I have never been a normal kid. Ever since I was young I always noticed that I was just a little different from the kids I went to school and played sports with. Like a lot of kids who felt like outsiders, I spent much of my childhood as a very shy and self conscious kid. In pre school it got so bad that I could barely even talk to some people. After a bit of therapy I got past that, but I was still no social butterfly. I was still different. And children aren’t exactly the most understanding people when it comes to accepting differences. I got made fun of for a number of things. How skinny I was and my awkward personality were the primary targets. For years this went on and I always took it very personally. Each insult struck me hard. Then 8th grade rolled around. After years of feeling like an outcast and shying away from every insult that came my way, I started to take a look around me. I realized that kids that age pretty much make fun of everyone, and that I shouldn’t take every insult to heart.

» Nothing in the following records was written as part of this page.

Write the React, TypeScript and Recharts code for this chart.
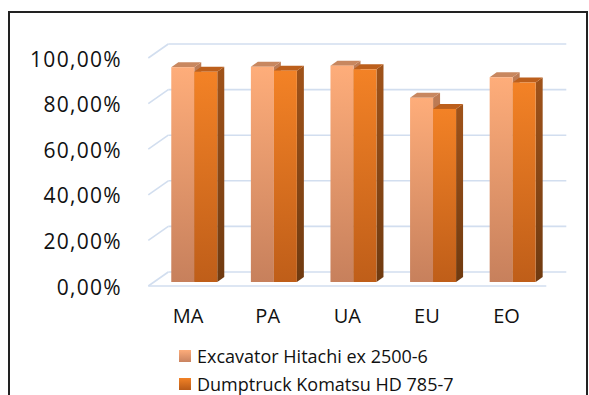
import React from "react";
import { BarChart, Bar, XAxis, YAxis, CartesianGrid, Legend } from "recharts";

const categories = ["MA", "PA", "UA", "EU", "EO"];
const excavator = [94.2, 94.4, 94.9, 80.8, 89.8];
const dumptruck = [92.2, 92.7, 93.3, 75.9, 87.5];
const yTicks = [0, 20, 40, 60, 80, 100];
const seriesKeys = ["excavator", "dumptruck"];
const seriesNames = ["Excavator Hitachi ex 2500-6", "Dumptruck Komatsu HD 785-7"];

const data = categories.map((name, i) => ({
  name,
  excavator: excavator[i],
  dumptruck: dumptruck[i],
}));

const font = "'Open Sans', sans-serif";
const W = 589;
const H = 395;
const margin = { top: 54, right: 37, bottom: 83, left: 34 };
const plotBottom = H - margin.bottom - 30;

// fake 3D: bar depth, and where the front edge / back wall sit relative to the bars
const depth = { dx: 7, dy: -5 };
const front = { dx: -5.7, dy: 4 };
const back = { dx: 14.3, dy: -10 };

const looks: Record<string, { top: string }> = {
  excavator: { top: "#C8875F" },
  dumptruck: { top: "#BC5F1C" },
};

const swatch: Record<string, string> = {
  excavator: "linear-gradient(#FDAC7A, #C98360)",
  dumptruck: "linear-gradient(#F28226, #B85A18)",
};

const Box = (p: any) => {
  const { x, y, width: w, height: h, look } = p;
  if (!h || h <= 0) return null;
  const { dx, dy } = depth;
  return (
    <g>
      <polygon
        points={`${x + w},${y} ${x + w + dx},${y + dy} ${x + w + dx},${y + h + dy} ${x + w},${y + h}`}
        fill={`url(#${look}-side)`}
      />
      <polygon
        points={`${x},${y} ${x + w},${y} ${x + w + dx},${y + dy} ${x + dx},${y + dy}`}
        fill={looks[look].top}
      />
      <rect x={x} y={y} width={w} height={h} fill={`url(#${look}-front)`} />
    </g>
  );
};

const gridLine = (p: any) => {
  const { x1, x2, y1 } = p;
  const bottom = p.y != null && p.height != null ? p.y + p.height : plotBottom;
  const floor = Math.abs(y1 - bottom) < 1;
  return (
    <g key={p.key} stroke="#D2DEEF" strokeWidth={1.6} fill="none">
      <line x1={x1 + back.dx} y1={y1 + back.dy} x2={x2 + back.dx} y2={y1 + back.dy} />
      <line x1={x1 + front.dx} y1={y1 + front.dy} x2={x1 + back.dx} y2={y1 + back.dy} />
      {floor && (
        <line x1={x1 + front.dx} y1={y1 + front.dy} x2={x2 + front.dx} y2={y1 + front.dy} />
      )}
    </g>
  );
};

const YTick = (p: any) => (
  <text
    x={122}
    y={p.y + front.dy + 1}
    dy="0.36em"
    textAnchor="end"
    fontFamily={font}
    fontSize={21}
    letterSpacing={1.3}
    fill="#111"
  >
    {p.payload.value.toFixed(2).replace(".", ",") + "%"}
  </text>
);

const XTick = (p: any) => (
  <text
    x={p.x + front.dx}
    y={323}
    textAnchor="middle"
    fontFamily={font}
    fontSize={20}
    fill="#111"
  >
    {p.payload.value}
  </text>
);

const renderLegend = ({ payload }: any) => {
  const items = [...(payload || [])].sort(
    (a: any, b: any) => seriesKeys.indexOf(a.dataKey) - seriesKeys.indexOf(b.dataKey)
  );
  return (
    <div>
      {items.map((e: any) => (
        <div
          key={e.dataKey}
          style={{
            display: "flex",
            alignItems: "center",
            height: 28,
            fontFamily: font,
            fontSize: 18,
            color: "#111",
            whiteSpace: "nowrap",
          }}
        >
          <span
            style={{
              display: "inline-block",
              width: 12,
              height: 12,
              marginRight: 6,
              background: swatch[e.dataKey],
            }}
          />
          {e.value}
        </div>
      ))}
    </div>
  );
};

export default function App() {
  return (
    <div style={{ position: "absolute", left: 0, top: 0, width: W, height: H, background: "#fff" }}>
      <div
        style={{
          position: "absolute",
          left: 8,
          top: 11,
          width: 580,
          height: H - 11,
          boxSizing: "border-box",
          borderTop: "2px solid #222",
          borderLeft: "2px solid #222",
          borderRight: "2px solid #222",
        }}
      />
      <div style={{ position: "absolute", left: 0, top: 0 }}>
        <BarChart
          width={W}
          height={H}
          data={data}
          margin={margin}
          barCategoryGap="21.7%"
          barGap={0}
        >
          <defs>
            <linearGradient id="excavator-front" x1="0" y1="0" x2="0" y2="1">
              <stop offset="0%" stopColor="#FEAD7A" />
              <stop offset="100%" stopColor="#C7805C" />
            </linearGradient>
            <linearGradient id="excavator-side" x1="0" y1="0" x2="0" y2="1">
              <stop offset="0%" stopColor="#BE7C55" />
              <stop offset="100%" stopColor="#9C6040" />
            </linearGradient>
            <linearGradient id="dumptruck-front" x1="0" y1="0" x2="0" y2="1">
              <stop offset="0%" stopColor="#F38226" />
              <stop offset="100%" stopColor="#BF5E19" />
            </linearGradient>
            <linearGradient id="dumptruck-side" x1="0" y1="0" x2="0" y2="1">
              <stop offset="0%" stopColor="#A0531A" />
              <stop offset="100%" stopColor="#6F3A10" />
            </linearGradient>
          </defs>
          <CartesianGrid vertical={false} horizontal={gridLine} />
          <XAxis
            dataKey="name"
            axisLine={false}
            tickLine={false}
            height={30}
            tick={<XTick />}
            interval={0}
          />
          <YAxis
            type="number"
            domain={[0, 100]}
            ticks={yTicks}
            width={120}
            axisLine={false}
            tickLine={false}
            tick={<YTick />}
          />
          <Legend
            layout="vertical"
            align="center"
            verticalAlign="middle"
            content={renderLegend}
            wrapperStyle={{ left: 179, top: 342, width: 320 }}
          />
          <Bar
            dataKey="excavator"
            name={seriesNames[0]}
            fill="#FDAC7A"
            isAnimationActive={false}
            shape={(p: any) => <Box {...p} look="excavator" />}
          />
          <Bar
            dataKey="dumptruck"
            name={seriesNames[1]}
            fill="#F28226"
            isAnimationActive={false}
            shape={(p: any) => <Box {...p} look="dumptruck" />}
          />
        </BarChart>
      </div>
    </div>
  );
}
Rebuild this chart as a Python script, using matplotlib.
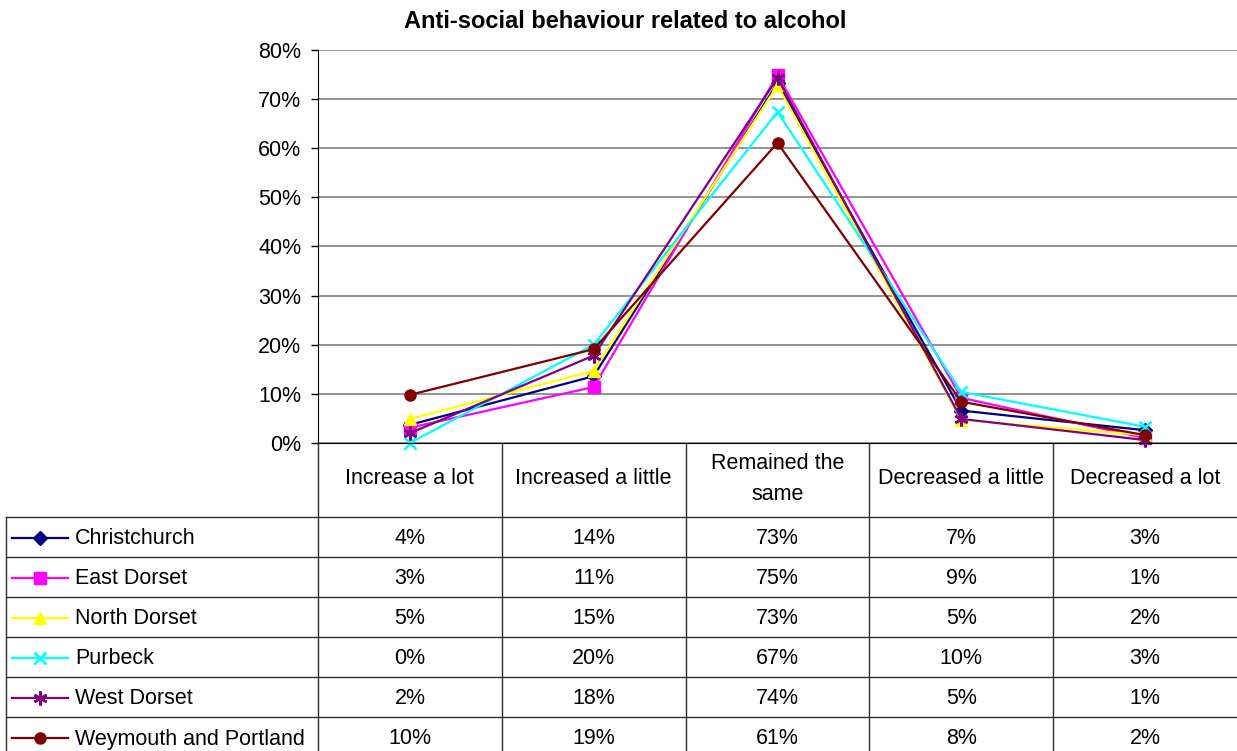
import matplotlib
matplotlib.use("Agg")
import matplotlib.pyplot as plt
from matplotlib.ticker import PercentFormatter

plt.rcParams["font.family"] = ["Liberation Sans", "DejaVu Sans"]

# -------- data --------
CATEGORIES = ["Increase a lot", "Increased a little", "Remained the\nsame",
              "Decreased a little", "Decreased a lot"]
SERIES = ["Christchurch", "East Dorset", "North Dorset", "Purbeck",
          "West Dorset", "Weymouth and Portland"]
christchurch = [3.7, 13.6, 73.3, 6.6, 2.6]
east_dorset = [3.1, 11.4, 74.9, 9.2, 1.0]
north_dorset = [4.9, 14.7, 72.8, 4.7, 1.6]
purbeck = [0.0, 20.0, 67.4, 10.4, 3.3]
west_dorset = [2.0, 17.8, 74.3, 4.9, 0.6]
weymouth = [9.8, 19.1, 61.1, 8.4, 1.6]
VALUES = [christchurch, east_dorset, north_dorset, purbeck, west_dorset, weymouth]

# -------- style --------
COLORS = ["#000080", "#FF00FF", "#FFFF00", "#00FFFF", "#800080", "#800000"]
MARKERS = ["D", "s", "^", "x", (6, 2, 0), "o"]
MSIZES = [7, 8, 9, 9, 10, 8]
FS = 15.5
W, H = 1237, 751

# layout in pixels
PLOT_L, PLOT_R = 318, 1237
PLOT_T, PLOT_B = 50, 443
HEAD_B = 517
ROW_H = 40
LEG_L = 6

fig = plt.figure(figsize=(W / 100, H / 100), dpi=100)

ax = fig.add_axes([PLOT_L / W, 1 - PLOT_B / H, (PLOT_R - PLOT_L) / W,
                   (PLOT_B - PLOT_T) / H])
x = list(range(len(CATEGORIES)))
for vals, c, m, ms in zip(VALUES, COLORS, MARKERS, MSIZES):
    ax.plot(x, vals, color=c, lw=1.6, marker=m, ms=ms, mec=c, mfc=c,
            mew=1.8 if m in ("x", (6, 2, 0)) else 1, clip_on=False)

ax.set_xlim(-0.5, len(CATEGORIES) - 0.5)
ax.set_ylim(0, 80)
ax.set_yticks(range(0, 81, 10))
ax.yaxis.set_major_formatter(PercentFormatter(decimals=0))
ax.set_xticks([])
ax.grid(axis="y", color="#808080", lw=1.2)
ax.set_axisbelow(True)
for s in ["top", "right"]:
    ax.spines[s].set_visible(False)
ax.spines["left"].set_color("black")
ax.spines["bottom"].set_color("black")
ax.tick_params(axis="y", length=5, width=1, pad=7, labelsize=FS)
ax.set_facecolor("none")

fig.text((405 + 845) / 2 / W, 1 - 21 / H, "Anti-social behaviour related to alcohol",
         ha="center", va="center", fontsize=17, fontweight="bold")

# -------- data table --------
tab = fig.add_axes([0, 0, 1, 1], zorder=-1)
tab.set_xlim(0, W)
tab.set_ylim(H, 0)
tab.axis("off")
LC = "#303030"
col_w = (PLOT_R - PLOT_L) / len(CATEGORIES)

# vertical lines
for i in range(len(CATEGORIES)):
    xb = PLOT_L + i * col_w
    tab.plot([xb, xb], [PLOT_B, H + 5], color=LC, lw=1)
tab.plot([LEG_L, LEG_L], [HEAD_B, H + 5], color=LC, lw=1)
# horizontal lines
for r in range(len(SERIES)):
    yb = HEAD_B + r * ROW_H
    tab.plot([LEG_L, W], [yb, yb], color=LC, lw=1)

# header
for i, cat in enumerate(CATEGORIES):
    tab.text(PLOT_L + (i + 0.5) * col_w, (PLOT_B + HEAD_B) / 2 - 1, cat,
             ha="center", va="center", fontsize=FS, linespacing=1.6)

# rows
for r, (name, vals, c, m, ms) in enumerate(zip(SERIES, VALUES, COLORS, MARKERS, MSIZES)):
    yc = HEAD_B + (r + 0.5) * ROW_H
    tab.plot([12, 68], [yc + 1, yc + 1], color=c, lw=1.6)
    tab.plot([40], [yc + 1], color=c, marker=m, ms=ms, mec=c, mfc=c,
             mew=1.8 if m in ("x", (6, 2, 0)) else 1)
    tab.text(75, yc + 2, name, ha="left", va="center", fontsize=FS)
    for i, v in enumerate(vals):
        tab.text(PLOT_L + (i + 0.5) * col_w, yc + 2, f"{round(v):d}%",
                 ha="center", va="center", fontsize=FS)

fig.savefig("out.png", dpi=100)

It was just dumb luck that this personal revelation came just after I started getting into comedy, especially in the form of late night talk shows, my favorite being Conan O’Brien. I was inspired with how this lanky goofball managed to get up in front of millions of people and shamelessly mock himself in every way imaginable. That made me realize that the secret to overcoming my insecurities wasn’t to push them down and hope nobody notices them. The secret is to own them, accept and embrace them. I stopped letting my insecurities bother me and instead began to poke fun at them myself. Some people misconstrue this as a coping mechanism for self loathing, but I feel it’s just the opposite. Robin Williams, another favorite of mine, once said, “The world is open for play, everything and everybody is mockable, in a wonderful way.” What he is saying here, what has become my philosophy, is that life is better lived when filled with laughter. We all face pressures and insecurities, but they can all be made less daunting or crippling with humor.
I still have many of the same imperfections I had years ago, but instead of letting them become insecurities, I make them my very own punchlines, and I am happier because of it.